The second major theme running through the book concerns the sharply divided feelings in America evoked by the French Revolution and the European war to which it led and explores the influence of the international crisis on domestic ideology and politics. The French Revolution triggered a series of events in which these clashing models for building a new nation would be put to the test over a decade. Questions of foreign and domestic policy were inseparable just as they are today. But in the 1790s Americans had many reasons to feel themselves to be participants in the struggles of Europe. For many Americans the French Revolution confirmed the historic importance of their own recent struggle for liberty, and for a powerful conservative minority the dangers of democracy. The European powers still occupied large tracts of territory in North America, maintained military outposts on the Northwest frontier of the United States, and controlled key rivers.

Although shippers, planters and traders had economic interests in the outcome of the wars spawned by the French Revolution, most citizens were more aroused by political and moral passion. The revolution in France became a metaphor for the political struggle in America. By 1793 France became a metaphor for the political struggle in America. By 1793 France had proclaimed a “war of all people against all kings,” and even though many Americans were appalled by the bloodshed in France, which the Federalists used to attack republicanism in America, most felt that the fate of their own republic required support for the struggle to create the French Republic. In “the revolution of 1800,” as Jefferson called it, the Federalists were swept from office and the party disappeared. “The influence of the Hamiltonian Treasury, the immense prestige of Washington, and the Federalists’ willful exploitation of the crisis with France,” the authors conclude, “were all that had allowed them to hold on as long as they had.”

Much of this book sifts ground that generations of historians have plowed--the Genet mission, the Jay Treaty, the XYZ Affair, the Whiskey Insurrection and the successful collaboration of Jefferson and Hamilton to keep the United States out of war despite popular pressures to fight on one side or the other. The authors have produced a skillful synthesis that links the story of the rise of political parties in the United States with the struggles over foreign relations, and in the process they shed new light on the early development of American political culture. The authors usually evaluate conflicting evidence on issues of fact that remain controversial after more than two centuries, and they discuss the clashing theories of other historians judiciously. In most cases they make it clear where they come down, and they can expect quarrels on some of their interpretations. General readers may find some of these discussions arcane and skip them.
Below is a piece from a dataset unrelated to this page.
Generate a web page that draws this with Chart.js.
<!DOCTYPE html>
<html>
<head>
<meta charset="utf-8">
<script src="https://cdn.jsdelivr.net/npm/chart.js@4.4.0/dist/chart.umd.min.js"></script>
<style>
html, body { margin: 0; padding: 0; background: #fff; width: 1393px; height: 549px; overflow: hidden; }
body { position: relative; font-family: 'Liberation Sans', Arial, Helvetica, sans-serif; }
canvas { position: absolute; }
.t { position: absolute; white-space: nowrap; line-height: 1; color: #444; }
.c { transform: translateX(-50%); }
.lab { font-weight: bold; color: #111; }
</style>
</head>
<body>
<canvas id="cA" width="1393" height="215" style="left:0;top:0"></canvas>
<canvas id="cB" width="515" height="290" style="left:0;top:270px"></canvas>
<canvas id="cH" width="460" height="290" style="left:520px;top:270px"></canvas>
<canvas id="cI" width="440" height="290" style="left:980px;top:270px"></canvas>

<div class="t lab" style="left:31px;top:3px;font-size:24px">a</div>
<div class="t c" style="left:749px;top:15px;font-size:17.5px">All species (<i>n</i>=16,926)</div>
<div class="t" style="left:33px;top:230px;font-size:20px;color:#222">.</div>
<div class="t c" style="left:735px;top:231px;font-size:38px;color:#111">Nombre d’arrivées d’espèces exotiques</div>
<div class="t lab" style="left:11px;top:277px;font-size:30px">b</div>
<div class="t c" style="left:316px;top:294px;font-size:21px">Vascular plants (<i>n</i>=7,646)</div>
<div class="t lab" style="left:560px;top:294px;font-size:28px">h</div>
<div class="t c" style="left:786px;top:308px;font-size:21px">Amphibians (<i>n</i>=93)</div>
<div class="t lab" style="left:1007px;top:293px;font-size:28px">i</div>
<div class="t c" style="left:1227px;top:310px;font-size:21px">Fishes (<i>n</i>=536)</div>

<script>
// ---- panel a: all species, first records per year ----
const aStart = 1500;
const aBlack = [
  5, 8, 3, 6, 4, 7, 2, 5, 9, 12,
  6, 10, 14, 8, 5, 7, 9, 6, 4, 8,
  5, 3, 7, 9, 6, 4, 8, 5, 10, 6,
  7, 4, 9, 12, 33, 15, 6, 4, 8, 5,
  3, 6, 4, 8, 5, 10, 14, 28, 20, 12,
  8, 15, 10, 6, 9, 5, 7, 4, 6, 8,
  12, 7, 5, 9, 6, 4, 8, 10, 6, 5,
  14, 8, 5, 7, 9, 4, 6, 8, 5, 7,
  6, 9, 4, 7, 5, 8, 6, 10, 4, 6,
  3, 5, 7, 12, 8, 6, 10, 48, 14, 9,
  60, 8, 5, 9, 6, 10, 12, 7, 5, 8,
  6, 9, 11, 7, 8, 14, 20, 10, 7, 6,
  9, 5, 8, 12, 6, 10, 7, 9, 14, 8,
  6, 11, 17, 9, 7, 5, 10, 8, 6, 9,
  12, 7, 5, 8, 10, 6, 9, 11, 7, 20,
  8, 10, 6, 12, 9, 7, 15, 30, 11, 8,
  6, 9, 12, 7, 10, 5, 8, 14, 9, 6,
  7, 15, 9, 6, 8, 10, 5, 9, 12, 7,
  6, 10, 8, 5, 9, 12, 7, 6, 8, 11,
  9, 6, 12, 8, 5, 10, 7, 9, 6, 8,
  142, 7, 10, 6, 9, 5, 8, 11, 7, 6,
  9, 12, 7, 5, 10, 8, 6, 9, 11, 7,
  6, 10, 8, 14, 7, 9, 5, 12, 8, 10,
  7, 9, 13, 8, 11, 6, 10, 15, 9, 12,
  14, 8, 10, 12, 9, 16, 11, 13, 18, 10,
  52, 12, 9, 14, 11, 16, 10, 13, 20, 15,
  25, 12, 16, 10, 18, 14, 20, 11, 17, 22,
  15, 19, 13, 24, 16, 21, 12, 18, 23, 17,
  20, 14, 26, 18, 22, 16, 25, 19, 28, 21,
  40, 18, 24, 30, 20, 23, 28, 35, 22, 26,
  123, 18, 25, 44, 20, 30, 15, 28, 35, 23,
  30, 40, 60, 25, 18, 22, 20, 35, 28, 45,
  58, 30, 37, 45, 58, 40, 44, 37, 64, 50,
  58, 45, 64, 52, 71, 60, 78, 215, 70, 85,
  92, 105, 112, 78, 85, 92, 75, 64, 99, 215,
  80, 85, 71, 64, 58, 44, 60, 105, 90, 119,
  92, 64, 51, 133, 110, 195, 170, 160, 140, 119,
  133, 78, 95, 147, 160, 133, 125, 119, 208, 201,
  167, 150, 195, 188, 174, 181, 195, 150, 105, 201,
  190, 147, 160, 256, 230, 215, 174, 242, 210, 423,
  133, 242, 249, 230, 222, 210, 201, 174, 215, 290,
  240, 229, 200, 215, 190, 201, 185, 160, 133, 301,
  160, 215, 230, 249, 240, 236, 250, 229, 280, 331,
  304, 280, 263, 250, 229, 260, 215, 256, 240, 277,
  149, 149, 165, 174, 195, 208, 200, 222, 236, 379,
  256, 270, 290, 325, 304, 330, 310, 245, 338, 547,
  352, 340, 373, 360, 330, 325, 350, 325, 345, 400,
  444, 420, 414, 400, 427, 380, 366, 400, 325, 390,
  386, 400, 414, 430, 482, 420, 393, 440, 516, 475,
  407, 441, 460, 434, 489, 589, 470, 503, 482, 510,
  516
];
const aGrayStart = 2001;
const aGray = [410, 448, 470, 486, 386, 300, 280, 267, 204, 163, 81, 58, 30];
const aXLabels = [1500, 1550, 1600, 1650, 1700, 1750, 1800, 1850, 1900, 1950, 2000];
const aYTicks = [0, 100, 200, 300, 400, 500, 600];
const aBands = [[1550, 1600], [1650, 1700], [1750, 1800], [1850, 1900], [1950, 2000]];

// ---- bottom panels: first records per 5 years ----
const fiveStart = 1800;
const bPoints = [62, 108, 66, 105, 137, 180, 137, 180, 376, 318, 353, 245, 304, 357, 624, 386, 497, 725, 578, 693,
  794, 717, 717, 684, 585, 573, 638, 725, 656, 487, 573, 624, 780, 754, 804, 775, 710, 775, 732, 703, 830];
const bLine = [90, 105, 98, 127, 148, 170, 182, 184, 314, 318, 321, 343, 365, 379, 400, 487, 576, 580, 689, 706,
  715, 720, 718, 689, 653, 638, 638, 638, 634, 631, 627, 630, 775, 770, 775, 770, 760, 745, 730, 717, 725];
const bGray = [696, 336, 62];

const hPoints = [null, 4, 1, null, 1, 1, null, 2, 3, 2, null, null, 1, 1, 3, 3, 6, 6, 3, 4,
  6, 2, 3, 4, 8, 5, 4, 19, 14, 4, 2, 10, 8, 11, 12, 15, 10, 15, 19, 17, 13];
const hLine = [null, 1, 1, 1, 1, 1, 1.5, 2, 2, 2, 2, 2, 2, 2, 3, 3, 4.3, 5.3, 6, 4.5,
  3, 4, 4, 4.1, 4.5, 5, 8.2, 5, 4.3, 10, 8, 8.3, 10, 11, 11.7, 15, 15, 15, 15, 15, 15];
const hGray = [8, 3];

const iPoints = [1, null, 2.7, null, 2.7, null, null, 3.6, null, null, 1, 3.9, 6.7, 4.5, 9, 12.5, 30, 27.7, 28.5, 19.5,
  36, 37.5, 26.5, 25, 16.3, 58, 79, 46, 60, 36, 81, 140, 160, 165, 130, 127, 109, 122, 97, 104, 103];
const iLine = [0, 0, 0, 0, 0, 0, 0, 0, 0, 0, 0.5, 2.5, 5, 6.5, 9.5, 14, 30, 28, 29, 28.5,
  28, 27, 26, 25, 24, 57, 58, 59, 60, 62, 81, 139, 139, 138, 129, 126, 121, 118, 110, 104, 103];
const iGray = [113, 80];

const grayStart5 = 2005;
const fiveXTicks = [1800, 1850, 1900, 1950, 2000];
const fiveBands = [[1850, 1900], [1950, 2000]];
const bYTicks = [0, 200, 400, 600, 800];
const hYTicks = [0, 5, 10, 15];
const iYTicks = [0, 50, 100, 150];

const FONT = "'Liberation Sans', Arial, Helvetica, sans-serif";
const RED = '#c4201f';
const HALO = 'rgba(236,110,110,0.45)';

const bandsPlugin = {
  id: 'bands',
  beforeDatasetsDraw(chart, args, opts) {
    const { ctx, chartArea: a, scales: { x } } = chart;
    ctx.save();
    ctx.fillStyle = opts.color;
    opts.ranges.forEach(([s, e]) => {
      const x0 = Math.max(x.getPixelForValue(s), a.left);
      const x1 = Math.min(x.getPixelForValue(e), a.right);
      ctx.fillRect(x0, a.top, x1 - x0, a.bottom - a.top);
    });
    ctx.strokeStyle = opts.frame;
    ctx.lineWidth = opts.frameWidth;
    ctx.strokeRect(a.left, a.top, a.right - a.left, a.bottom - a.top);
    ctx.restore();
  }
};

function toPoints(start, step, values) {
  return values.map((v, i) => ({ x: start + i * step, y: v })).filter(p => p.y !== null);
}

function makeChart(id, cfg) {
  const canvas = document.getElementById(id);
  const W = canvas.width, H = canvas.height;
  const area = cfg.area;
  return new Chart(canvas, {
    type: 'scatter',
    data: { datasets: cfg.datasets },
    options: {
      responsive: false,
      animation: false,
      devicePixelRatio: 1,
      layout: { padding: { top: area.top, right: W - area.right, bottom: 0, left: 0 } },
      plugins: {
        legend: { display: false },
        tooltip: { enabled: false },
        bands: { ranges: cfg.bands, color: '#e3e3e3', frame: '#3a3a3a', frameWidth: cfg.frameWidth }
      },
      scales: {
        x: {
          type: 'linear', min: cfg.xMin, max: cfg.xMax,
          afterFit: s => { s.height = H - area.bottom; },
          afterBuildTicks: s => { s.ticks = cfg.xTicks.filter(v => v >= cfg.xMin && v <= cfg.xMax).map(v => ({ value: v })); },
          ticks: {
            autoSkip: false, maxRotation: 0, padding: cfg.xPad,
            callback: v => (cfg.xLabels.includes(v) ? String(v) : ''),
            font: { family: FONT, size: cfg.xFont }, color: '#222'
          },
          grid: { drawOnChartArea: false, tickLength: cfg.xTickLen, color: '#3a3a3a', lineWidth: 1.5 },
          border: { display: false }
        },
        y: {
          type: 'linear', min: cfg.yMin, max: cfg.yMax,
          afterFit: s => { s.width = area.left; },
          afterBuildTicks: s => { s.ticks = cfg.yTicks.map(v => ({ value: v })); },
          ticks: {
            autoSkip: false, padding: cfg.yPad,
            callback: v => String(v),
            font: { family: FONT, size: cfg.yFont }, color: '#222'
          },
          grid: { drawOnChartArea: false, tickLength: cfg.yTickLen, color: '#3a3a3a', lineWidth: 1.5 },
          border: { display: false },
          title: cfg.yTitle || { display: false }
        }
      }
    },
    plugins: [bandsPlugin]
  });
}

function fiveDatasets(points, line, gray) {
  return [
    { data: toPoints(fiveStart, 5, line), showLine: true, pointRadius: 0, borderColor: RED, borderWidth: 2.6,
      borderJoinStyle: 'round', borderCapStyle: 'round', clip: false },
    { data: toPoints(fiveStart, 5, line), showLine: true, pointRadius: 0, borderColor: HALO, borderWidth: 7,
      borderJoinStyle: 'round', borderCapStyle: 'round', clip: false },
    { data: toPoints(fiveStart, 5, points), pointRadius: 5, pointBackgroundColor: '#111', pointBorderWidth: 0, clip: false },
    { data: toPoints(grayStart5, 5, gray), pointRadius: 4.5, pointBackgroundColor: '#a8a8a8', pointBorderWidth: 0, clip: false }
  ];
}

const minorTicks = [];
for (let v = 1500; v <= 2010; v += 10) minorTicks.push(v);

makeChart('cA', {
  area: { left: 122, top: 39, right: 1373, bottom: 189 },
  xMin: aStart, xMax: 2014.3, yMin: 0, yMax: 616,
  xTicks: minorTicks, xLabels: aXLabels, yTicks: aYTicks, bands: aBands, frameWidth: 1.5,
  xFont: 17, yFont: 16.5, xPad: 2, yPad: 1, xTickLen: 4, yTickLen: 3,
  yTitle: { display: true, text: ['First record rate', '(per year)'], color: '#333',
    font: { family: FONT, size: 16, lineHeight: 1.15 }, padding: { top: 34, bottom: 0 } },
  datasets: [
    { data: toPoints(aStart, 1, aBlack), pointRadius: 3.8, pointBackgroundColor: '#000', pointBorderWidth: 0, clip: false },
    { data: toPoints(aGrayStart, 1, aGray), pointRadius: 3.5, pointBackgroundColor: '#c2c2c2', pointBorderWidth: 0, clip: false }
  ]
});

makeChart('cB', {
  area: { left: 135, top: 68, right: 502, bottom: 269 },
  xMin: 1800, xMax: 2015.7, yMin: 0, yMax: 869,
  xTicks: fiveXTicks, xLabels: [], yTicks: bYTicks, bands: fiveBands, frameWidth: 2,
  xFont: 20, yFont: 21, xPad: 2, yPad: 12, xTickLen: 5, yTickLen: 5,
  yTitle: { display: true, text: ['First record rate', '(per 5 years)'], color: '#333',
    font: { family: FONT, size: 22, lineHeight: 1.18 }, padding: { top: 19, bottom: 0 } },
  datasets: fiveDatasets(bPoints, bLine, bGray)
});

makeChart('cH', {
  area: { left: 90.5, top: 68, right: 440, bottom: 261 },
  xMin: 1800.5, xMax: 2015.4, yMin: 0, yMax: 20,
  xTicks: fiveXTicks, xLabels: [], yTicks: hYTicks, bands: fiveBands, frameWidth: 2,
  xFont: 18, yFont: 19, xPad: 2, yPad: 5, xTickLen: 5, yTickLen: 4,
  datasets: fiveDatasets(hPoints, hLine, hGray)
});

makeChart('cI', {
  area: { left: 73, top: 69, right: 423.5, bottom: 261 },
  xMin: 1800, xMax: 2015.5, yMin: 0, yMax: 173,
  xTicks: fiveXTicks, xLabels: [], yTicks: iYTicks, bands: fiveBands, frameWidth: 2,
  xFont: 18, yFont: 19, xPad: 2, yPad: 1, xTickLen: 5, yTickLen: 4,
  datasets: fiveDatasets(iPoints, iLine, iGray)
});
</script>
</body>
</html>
But anyone interested in how this country began under the Constitution will be greatly rewarded by the reading of this book.
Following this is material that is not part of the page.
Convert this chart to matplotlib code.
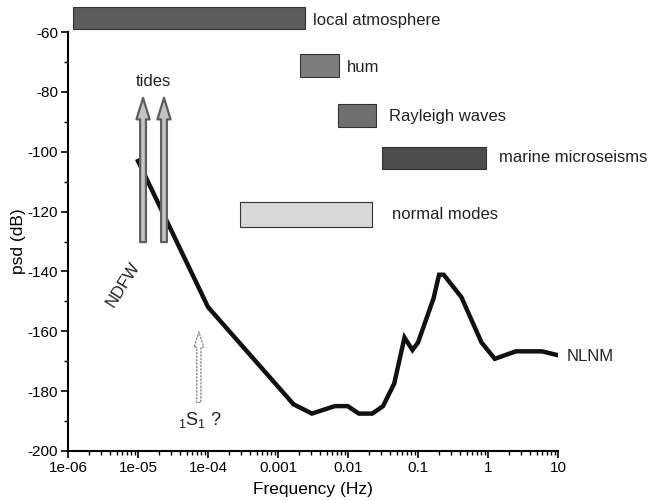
import numpy as np
import matplotlib
matplotlib.use("Agg")
import matplotlib.pyplot as plt
from matplotlib.ticker import LogLocator, FixedLocator, NullFormatter

plt.rcParams['font.family'] = ['Liberation Sans', 'DejaVu Sans']
plt.rcParams['axes.unicode_minus'] = False
plt.rcParams['mathtext.fontset'] = 'custom'
plt.rcParams['mathtext.rm'] = 'Liberation Sans'
plt.rcParams['mathtext.it'] = 'Liberation Sans'

# NLNM curve (frequency Hz, psd dB)
nlnm_freq = [1e-5, 1e-4, 0.001667, 0.00305, 0.00649, 0.0099, 0.01429, 0.02222,
             0.03165, 0.04566, 0.0641, 0.0833, 0.1, 0.1667, 0.2, 0.2326,
             0.4167, 0.806, 1.25, 2.5, 5.882, 10.0]
nlnm_psd = [-103.1, -151.9, -184.4, -187.5, -185.0, -185.0, -187.5, -187.5,
            -185.0, -177.5, -162.1, -166.25, -163.75, -149.0, -141.1, -141.1,
            -148.6, -163.7, -169.2, -166.7, -166.7, -168.0]

# Source bands
band_labels = ["local atmosphere", "hum", "Rayleigh waves", "marine microseisms", "normal modes"]
band_f_lo = [1.18e-6, 2.06e-3, 7.2e-3, 0.0306, 2.87e-4]
band_f_hi = [2.43e-3, 7.4e-3, 0.0251, 0.936, 0.022]
band_db_lo = [-59.0, -75.0, -91.7, -105.8, -125.2]
band_db_hi = [-51.6, -67.3, -84.1, -98.4, -116.8]
band_colors = ["#5c5c5c", "#7c7c7c", "#707070", "#4c4c4c", "#d9d9d9"]
band_label_f = [3.16e-3, 9.7e-3, 0.0386, 1.44, 0.0425]
band_label_db = [-56.0, -72.0, -88.4, -101.8, -121.1]

# Tides arrows
tide_freq = [1.18e-5, 2.35e-5]
tide_db_from = -130.2
tide_db_to = -82.0

# 1S1 arrow
s1_freq = 7.4e-5
s1_db_from = -183.8
s1_db_to = -160.2

xticks = [1e-6, 1e-5, 1e-4, 1e-3, 1e-2, 1e-1, 1, 10]
xticklabels = ["1e-06", "1e-05", "1e-04", "0.001", "0.01", "0.1", "1", "10"]
yticks = [-200, -180, -160, -140, -120, -100, -80, -60]

fig = plt.figure(figsize=(6.49, 5.00), dpi=100)
ax = fig.add_axes([0.1048, 0.098, 0.755, 0.838])
ax.set_xscale('log')
ax.set_xlim(1e-6, 10)
ax.set_ylim(-200, -60)

# bands
for lab, flo, fhi, dlo, dhi, c, lf, ld in zip(band_labels, band_f_lo, band_f_hi, band_db_lo,
                                              band_db_hi, band_colors, band_label_f, band_label_db):
    ax.barh((dlo + dhi) / 2, fhi - flo, left=flo, height=dhi - dlo, color=c,
            edgecolor="#333333", linewidth=0.8, clip_on=False, zorder=2)
    ax.text(lf, ld, lab, fontsize=12, color="#222222", ha='left', va='center')

# NLNM
ax.plot(nlnm_freq, nlnm_psd, color="#111111", linewidth=3.2, solid_joinstyle='miter', zorder=3)
ax.text(13.4, -168.3, "NLNM", fontsize=12, color="#222222", ha='left', va='center', clip_on=False)

# tides arrows
for f in tide_freq:
    ax.annotate('', xy=(f, tide_db_to), xytext=(f, tide_db_from),
                arrowprops=dict(arrowstyle='simple,head_length=1.55,head_width=0.95,tail_width=0.42',
                                fc='#c4c4c4', ec='#5e5e5e', lw=1.6, shrinkA=0, shrinkB=0,
                                mutation_scale=10), zorder=4)
ax.text(np.sqrt(tide_freq[0] * tide_freq[1]), -76.4, "tides", fontsize=12, color="#222222",
        ha='center', va='center')

# NDFW
ax.text(6.1e-6, -144.5, "NDFW", fontsize=12, color="#222222", ha='center', va='center', rotation=58)

# 1S1 arrow (dotted)
ax.annotate('', xy=(s1_freq, s1_db_to), xytext=(s1_freq, s1_db_from),
            arrowprops=dict(arrowstyle='simple,head_length=1.1,head_width=0.7,tail_width=0.3',
                            fc='white', ec='#8a8a8a', lw=1.0, ls=(0, (1, 1.5)),
                            shrinkA=0, shrinkB=0, mutation_scale=10), zorder=4)
ax.text(7.66e-5, -189.6, r"$_1\mathrm{S}_1$ ?", fontsize=13, color="#222222", ha='center', va='center')

# axes styling
for s in ['top', 'right']:
    ax.spines[s].set_visible(False)
for s in ['left', 'bottom']:
    ax.spines[s].set_linewidth(1.5)
ax.set_xticks(xticks)
ax.set_xticklabels(xticklabels)
ax.xaxis.set_minor_locator(LogLocator(base=10, subs=np.arange(2, 10), numticks=20))
ax.xaxis.set_minor_formatter(NullFormatter())
ax.set_yticks(yticks)
ax.yaxis.set_minor_locator(FixedLocator(np.arange(-190, -60, 20)))
ax.tick_params(which='major', direction='out', length=5, width=1.2, labelsize=11, pad=2)
ax.tick_params(which='minor', direction='out', length=3, width=1.0)
ax.set_xlabel("Frequency (Hz)", fontsize=12.5, labelpad=5)
ax.set_ylabel("psd (dB)", fontsize=12.5, labelpad=1)

fig.savefig("out.png", dpi=100)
The struggles chronicled in this work--how, when and where to tax, what the banking system should be, what is the proper balance between the President and Congress, what is the proper role of government in industrial development, how to carry on foreign trade, and when or whether the United States should intervene in foreign wars--are still the paramount issues of the day. The connections between foreign and domestic policies have multiplied since the Age of Federalism, but they are harder to comprehend and not so obvious as when European armies were still deployed in North America. At the end of the 20th Century the United States faces the need to debate and to define what sort of society we are building and what kind of role we are to play in the new global constellation of nations, just as in its earliest days. What is conspicuously missing is the passionate commitment to large visions and great endeavors that united even the bitterest political antagonists when Washington and Adams were President.